# B25 Mid air collision over West Sussex



## okotokspaul (May 7, 2013)

My dad who is now 76 told me a story that when he was about 4 he saw 2 B25's collide in mid-air over Rudgwick (in either 1940 or 1941) He said that the aircraft were Dutch. Was wondering if anyone has any further info please.

Regards
PAUL


----------



## stona (May 7, 2013)

The two aircraft were more accurately Mitchell IIs as they were in RAF service. They were 41-12768 (RAF Serial No FL682) and 41-12837 (RAF Serial No FR396) A report states FL682 crashed and was destroyed by fire after collision with FR396 over Alfold (mis-spelt Alfred in some reports), Surrey. FR396 Crashed five miles south of Dunsfold.

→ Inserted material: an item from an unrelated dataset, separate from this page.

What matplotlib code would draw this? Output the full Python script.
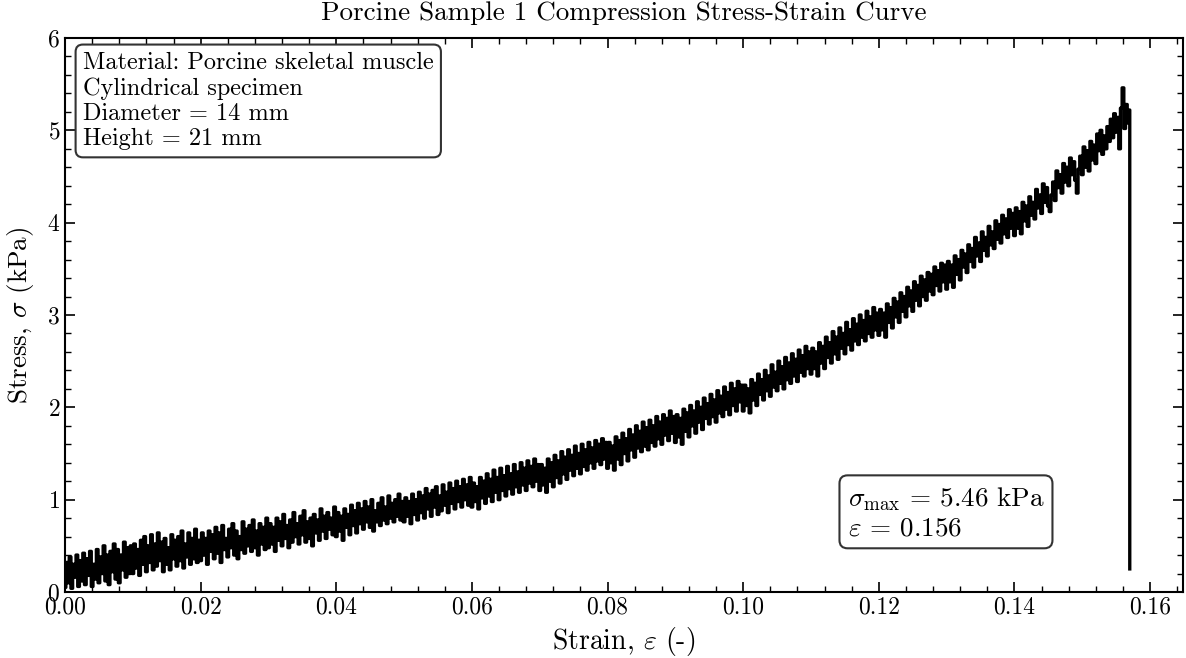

FR396 was from 180 Squadron and FL682 was from 98 Squadron. They were returning from an operation in bad weather. I think your dad may have got the date wrong as this happened on 7th January 1944.

These were not Dutch aircraft though 320 Squadron Royal Dutch Naval Air Service moved to Dunsfold in February 44 which may have caused confusion, maybe your dad remembers the Dutch airmen and has put one and one together to make three  It was along time ago and he was very young at the time.

I can't tell you what happened to or who the crews were at the moment. I probably do have that information at home.

Cheers

Steve


----------



## okotokspaul (May 7, 2013)

Hi Steve. Many thanks for the gen - very much appreciated.Will pass on to me dad. You prob rite bout the mix up due to his age - he abit like that these days lol. All the best PAUL


----------



## vikingBerserker (May 7, 2013)

Well done Steve.


----------



## okotokspaul (May 7, 2013)

Hi Steve again.My dad saw them touch wings (he also said they werent flying that high) and one went one way and the other went the other both spirralling out of control. He was standing at a place called Tismans Common (with a group of 3 other kids) and saw one aircraft crash followed by a very large explosion (he said it shook the ground) so I assume it was FL682 that he saw?? My dad said he would be interested who the crew were. Once again many thanks for the information. Regards
PAUL


----------



## stona (May 8, 2013)

Well his memory of the collision matches other contemporary accounts so there's not much wrong with his memory 

98 Squadron recorded four casualties, all fatal, on that date. These were presumably the crew of FL 682.

Flight Sergeant SC Norton, air gunner/wireless op.

Flight Sergeant Douglas Morris, Navigator.

Flight Sergeant William Cross, Air Gunner.

Warrant Officer Terence Riordan, Pilot.

They were all in their early twenties.

The Mitchell II typically had a crew of five I think. Either one is missing from the list, one managed to escape or there were only four on board.

Unfortunately I won't be home for a while but I will have a look then for more details and something on the other aircraft.

The two squadrons to which the aircraft belonged were part of the 2nd Tactical Air Force (TAF) at this time so if anyone else has losses for the 2nd TAF they might be able to help. Alternatively there may be squadron associations or similar that could help.

Cheers

Steve


----------



## okotokspaul (May 8, 2013)

Hi Steve. Many thanks for the gen on the crew of FL682 - will pass this on to my dad. All the best

PAUL


----------